◆ REQUIRED TASK
Transcribe the data in full and exactly, omitting any pictures.

◆ DATA
═══

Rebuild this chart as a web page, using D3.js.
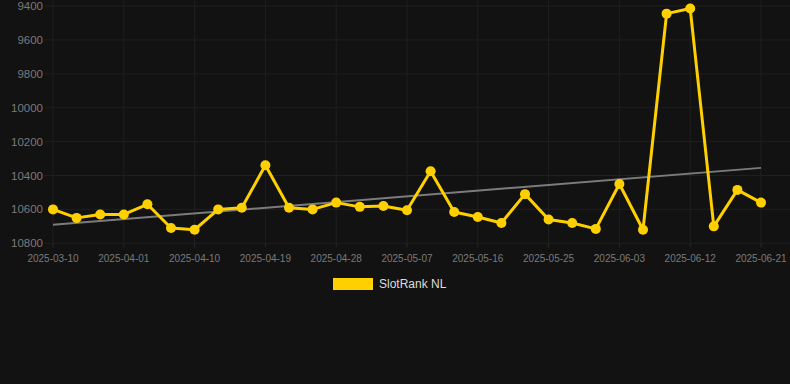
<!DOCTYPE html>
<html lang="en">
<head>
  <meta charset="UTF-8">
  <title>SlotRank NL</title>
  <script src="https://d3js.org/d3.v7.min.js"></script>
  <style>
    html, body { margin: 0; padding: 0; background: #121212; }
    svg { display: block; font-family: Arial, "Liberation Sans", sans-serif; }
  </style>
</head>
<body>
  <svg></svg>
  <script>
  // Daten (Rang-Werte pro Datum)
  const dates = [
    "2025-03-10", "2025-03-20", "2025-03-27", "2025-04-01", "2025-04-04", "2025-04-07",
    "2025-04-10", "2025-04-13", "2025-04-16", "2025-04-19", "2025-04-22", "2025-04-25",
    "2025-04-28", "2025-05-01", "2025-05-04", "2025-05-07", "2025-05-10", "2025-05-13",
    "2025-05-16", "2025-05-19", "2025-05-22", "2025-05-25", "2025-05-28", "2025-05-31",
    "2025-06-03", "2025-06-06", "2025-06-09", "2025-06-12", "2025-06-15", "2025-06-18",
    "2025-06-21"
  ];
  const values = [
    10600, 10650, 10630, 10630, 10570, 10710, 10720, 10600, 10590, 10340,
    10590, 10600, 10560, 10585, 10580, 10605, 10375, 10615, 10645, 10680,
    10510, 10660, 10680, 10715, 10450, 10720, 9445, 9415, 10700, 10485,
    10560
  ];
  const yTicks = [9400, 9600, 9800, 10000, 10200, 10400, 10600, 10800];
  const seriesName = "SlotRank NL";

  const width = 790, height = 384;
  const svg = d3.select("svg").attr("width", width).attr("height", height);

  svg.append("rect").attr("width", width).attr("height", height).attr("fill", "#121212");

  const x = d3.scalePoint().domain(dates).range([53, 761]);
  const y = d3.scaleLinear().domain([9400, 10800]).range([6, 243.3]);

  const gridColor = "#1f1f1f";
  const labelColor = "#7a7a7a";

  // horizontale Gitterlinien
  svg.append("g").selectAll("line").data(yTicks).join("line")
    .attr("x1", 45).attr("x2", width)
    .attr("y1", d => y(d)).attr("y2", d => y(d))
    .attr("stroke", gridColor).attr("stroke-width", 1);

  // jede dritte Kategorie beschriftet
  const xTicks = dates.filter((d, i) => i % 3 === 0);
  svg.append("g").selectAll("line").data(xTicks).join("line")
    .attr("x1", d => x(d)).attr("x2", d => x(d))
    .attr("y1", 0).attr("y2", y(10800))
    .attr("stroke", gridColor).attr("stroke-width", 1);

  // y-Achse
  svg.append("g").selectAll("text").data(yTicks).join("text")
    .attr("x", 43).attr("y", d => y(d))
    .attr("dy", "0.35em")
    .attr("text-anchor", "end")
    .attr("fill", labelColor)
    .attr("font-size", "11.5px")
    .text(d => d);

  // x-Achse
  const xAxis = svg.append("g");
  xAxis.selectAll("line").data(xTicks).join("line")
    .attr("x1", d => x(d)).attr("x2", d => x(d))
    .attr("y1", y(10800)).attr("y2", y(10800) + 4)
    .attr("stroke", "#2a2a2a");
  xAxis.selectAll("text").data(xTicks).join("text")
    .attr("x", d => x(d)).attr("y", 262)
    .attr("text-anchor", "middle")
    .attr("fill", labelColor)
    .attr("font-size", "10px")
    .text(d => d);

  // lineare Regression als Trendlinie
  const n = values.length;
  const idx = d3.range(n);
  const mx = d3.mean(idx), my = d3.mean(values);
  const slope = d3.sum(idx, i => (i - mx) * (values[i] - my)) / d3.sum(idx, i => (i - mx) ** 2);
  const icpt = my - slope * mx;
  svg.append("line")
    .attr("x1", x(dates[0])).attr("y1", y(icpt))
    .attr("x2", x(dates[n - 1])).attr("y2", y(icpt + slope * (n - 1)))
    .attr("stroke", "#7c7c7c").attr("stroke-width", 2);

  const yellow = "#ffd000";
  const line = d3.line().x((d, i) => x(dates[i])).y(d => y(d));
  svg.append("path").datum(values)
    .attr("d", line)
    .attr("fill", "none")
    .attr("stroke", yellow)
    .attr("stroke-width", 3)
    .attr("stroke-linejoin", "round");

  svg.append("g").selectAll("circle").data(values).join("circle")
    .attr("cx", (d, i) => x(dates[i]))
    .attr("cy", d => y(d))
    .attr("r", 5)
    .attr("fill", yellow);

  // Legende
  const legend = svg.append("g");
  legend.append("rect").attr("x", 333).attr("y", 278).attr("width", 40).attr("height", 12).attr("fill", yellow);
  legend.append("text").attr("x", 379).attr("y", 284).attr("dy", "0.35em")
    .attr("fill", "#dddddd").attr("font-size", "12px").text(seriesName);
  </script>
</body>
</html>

═══

◆ RESULT FOR THIS EXERCISE
Rebuild this chart as a web page, using D3.js.
<!DOCTYPE html>
<html lang="en">
<head>
  <meta charset="UTF-8">
  <title>SlotRank NL</title>
  <script src="https://d3js.org/d3.v7.min.js"></script>
  <style>
    html, body { margin: 0; padding: 0; background: #121212; }
    svg { display: block; font-family: Arial, "Liberation Sans", sans-serif; }
  </style>
</head>
<body>
  <svg></svg>
  <script>
  // Daten (Rang-Werte pro Datum)
  const dates = [
    "2025-03-10", "2025-03-20", "2025-03-27", "2025-04-01", "2025-04-04", "2025-04-07",
    "2025-04-10", "2025-04-13", "2025-04-16", "2025-04-19", "2025-04-22", "2025-04-25",
    "2025-04-28", "2025-05-01", "2025-05-04", "2025-05-07", "2025-05-10", "2025-05-13",
    "2025-05-16", "2025-05-19", "2025-05-22", "2025-05-25", "2025-05-28", "2025-05-31",
    "2025-06-03", "2025-06-06", "2025-06-09", "2025-06-12", "2025-06-15", "2025-06-18",
    "2025-06-21"
  ];
  const values = [
    10600, 10650, 10630, 10630, 10570, 10710, 10720, 10600, 10590, 10340,
    10590, 10600, 10560, 10585, 10580, 10605, 10375, 10615, 10645, 10680,
    10510, 10660, 10680, 10715, 10450, 10720, 9445, 9415, 10700, 10485,
    10560
  ];
  const yTicks = [9400, 9600, 9800, 10000, 10200, 10400, 10600, 10800];
  const seriesName = "SlotRank NL";

  const width = 790, height = 384;
  const svg = d3.select("svg").attr("width", width).attr("height", height);

  svg.append("rect").attr("width", width).attr("height", height).attr("fill", "#121212");

  const x = d3.scalePoint().domain(dates).range([53, 761]);
  const y = d3.scaleLinear().domain([9400, 10800]).range([6, 243.3]);

  const gridColor = "#1f1f1f";
  const labelColor = "#7a7a7a";

  // horizontale Gitterlinien
  svg.append("g").selectAll("line").data(yTicks).join("line")
    .attr("x1", 45).attr("x2", width)
    .attr("y1", d => y(d)).attr("y2", d => y(d))
    .attr("stroke", gridColor).attr("stroke-width", 1);

  // jede dritte Kategorie beschriftet
  const xTicks = dates.filter((d, i) => i % 3 === 0);
  svg.append("g").selectAll("line").data(xTicks).join("line")
    .attr("x1", d => x(d)).attr("x2", d => x(d))
    .attr("y1", 0).attr("y2", y(10800))
    .attr("stroke", gridColor).attr("stroke-width", 1);

  // y-Achse
  svg.append("g").selectAll("text").data(yTicks).join("text")
    .attr("x", 43).attr("y", d => y(d))
    .attr("dy", "0.35em")
    .attr("text-anchor", "end")
    .attr("fill", labelColor)
    .attr("font-size", "11.5px")
    .text(d => d);

  // x-Achse
  const xAxis = svg.append("g");
  xAxis.selectAll("line").data(xTicks).join("line")
    .attr("x1", d => x(d)).attr("x2", d => x(d))
    .attr("y1", y(10800)).attr("y2", y(10800) + 4)
    .attr("stroke", "#2a2a2a");
  xAxis.selectAll("text").data(xTicks).join("text")
    .attr("x", d => x(d)).attr("y", 262)
    .attr("text-anchor", "middle")
    .attr("fill", labelColor)
    .attr("font-size", "10px")
    .text(d => d);

  // lineare Regression als Trendlinie
  const n = values.length;
  const idx = d3.range(n);
  const mx = d3.mean(idx), my = d3.mean(values);
  const slope = d3.sum(idx, i => (i - mx) * (values[i] - my)) / d3.sum(idx, i => (i - mx) ** 2);
  const icpt = my - slope * mx;
  svg.append("line")
    .attr("x1", x(dates[0])).attr("y1", y(icpt))
    .attr("x2", x(dates[n - 1])).attr("y2", y(icpt + slope * (n - 1)))
    .attr("stroke", "#7c7c7c").attr("stroke-width", 2);

  const yellow = "#ffd000";
  const line = d3.line().x((d, i) => x(dates[i])).y(d => y(d));
  svg.append("path").datum(values)
    .attr("d", line)
    .attr("fill", "none")
    .attr("stroke", yellow)
    .attr("stroke-width", 3)
    .attr("stroke-linejoin", "round");

  svg.append("g").selectAll("circle").data(values).join("circle")
    .attr("cx", (d, i) => x(dates[i]))
    .attr("cy", d => y(d))
    .attr("r", 5)
    .attr("fill", yellow);

  // Legende
  const legend = svg.append("g");
  legend.append("rect").attr("x", 333).attr("y", 278).attr("width", 40).attr("height", 12).attr("fill", yellow);
  legend.append("text").attr("x", 379).attr("y", 284).attr("dy", "0.35em")
    .attr("fill", "#dddddd").attr("font-size", "12px").text(seriesName);
  </script>
</body>
</html>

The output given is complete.